The tree has many branches, but a beginner only meets a handful. Here are the neighbourhoods worth knowing by name:

  • /home — where your files live. Each user gets a folder here, e.g. /home/matt. This is where you’ll spend almost all your time.
  • /etcsystem-wide configuration. Plain-text settings files for the machine and its services live here (the name is often read as “et cetera”).
  • /varvariable data that changes as the system runs: logs, mail queues, caches. When something misbehaves, /var/log is where you look — see monitoring & logs.
  • /usr and /bin — the programs. Most installed software and the commands you type (like ls and cd) live under these.
  • /tmpscratch space for temporary files. Anything here may be wiped on reboot, so never keep something you care about in /tmp.
  • /root — the administrator’s home directory. Note this is not the same as /; it just happens to share the word “root”.
  • /devdevices. Disks, terminals, and other hardware appear here as special files (more on that below).
  • /opt and /mnt/opt holds some optional add-on software; /mnt is a common spot to mount extra disks.

You don’t need to memorise every branch. Recognising these on sight is enough to navigate confidently. This layout is a shared convention — the Filesystem Hierarchy Standard (FHS) — which is why most Linux systems put things in the same places.

Absolute vs. relative paths

A path is just the name of a location in the tree. There are two ways to write one, and knowing which is which saves a lot of confusion.

An absolute path starts at the root, /, and spells out the full route:

/home/you/notes.txt

Because it begins at /, it means the same file no matter where you currently are. Absolute paths are unambiguous.

A relative path starts from your current directory — wherever you happen to be standing. If you’re already in /home/you, then:

notes.txt        the file in this directory
./notes.txt      the same thing — . means "here"
../up            go up one level first, then into "up"

Two special names show up constantly:

  • . means this directory (the one you’re in).
  • .. means the parent directory, one level up toward the root.

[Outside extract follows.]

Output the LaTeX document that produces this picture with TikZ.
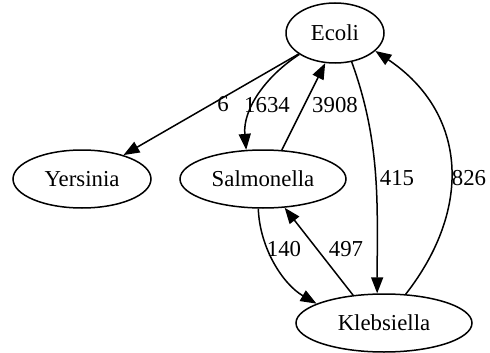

And one very handy shorthand:

  • ~ (tilde) means your home directory, usually /home/yourname. So ~/notes.txt is the same file as /home/yourname/notes.txt, from anywhere.

A quick rule of thumb: if a path starts with / it’s absolute; if it starts with ~ it’s home-relative; anything else is relative to where you are right now.

Everything is a file

Linux takes a striking shortcut: almost everything is presented as a file. Not just your documents — hardware and system information show up as files too. A disk appears under /dev (for example /dev/sda); live details about the running system appear under /proc. You won’t touch these on day one, but it’s worth knowing the idea exists, so that reading from a “file” to talk to a device later doesn’t come as a surprise. It’s part of what makes the command line so composable: the same tools that read text files can often read a device too.

Try it

Open a terminal and walk the tree. pwd (print working directory) tells you where you are; cd (change directory) moves you:

$ pwd
/home/you
$ cd /etc            # jump somewhere by absolute path
$ pwd
/etc
$ cd ..              # go up one level (to /)
$ pwd
/
$ cd home/you        # relative path from here (no leading slash)
$ pwd
/home/you
$ cd ~               # ~ takes you straight home
$ pwd
/home/you

Notice the pattern: a leading / means “start from the root,” while a name without one means “start from here.” .. steps up, ~ warps home.

Quick check: where do system-wide configuration files conventionally live?

Recap

  • Linux has one tree starting at the root / — no drive letters; disks mount into the tree.
  • Key neighbourhoods: /home (your files), /etc (config), /var (logs and changing data), /usr and /bin (programs), /tmp (scratch).
  • An absolute path starts at / and means the same thing everywhere; a relative path starts from your current directory.
  • ~ is your home; . is here; .. is one level up.
  • Almost everything is a file, including devices (/dev) and system info (/proc).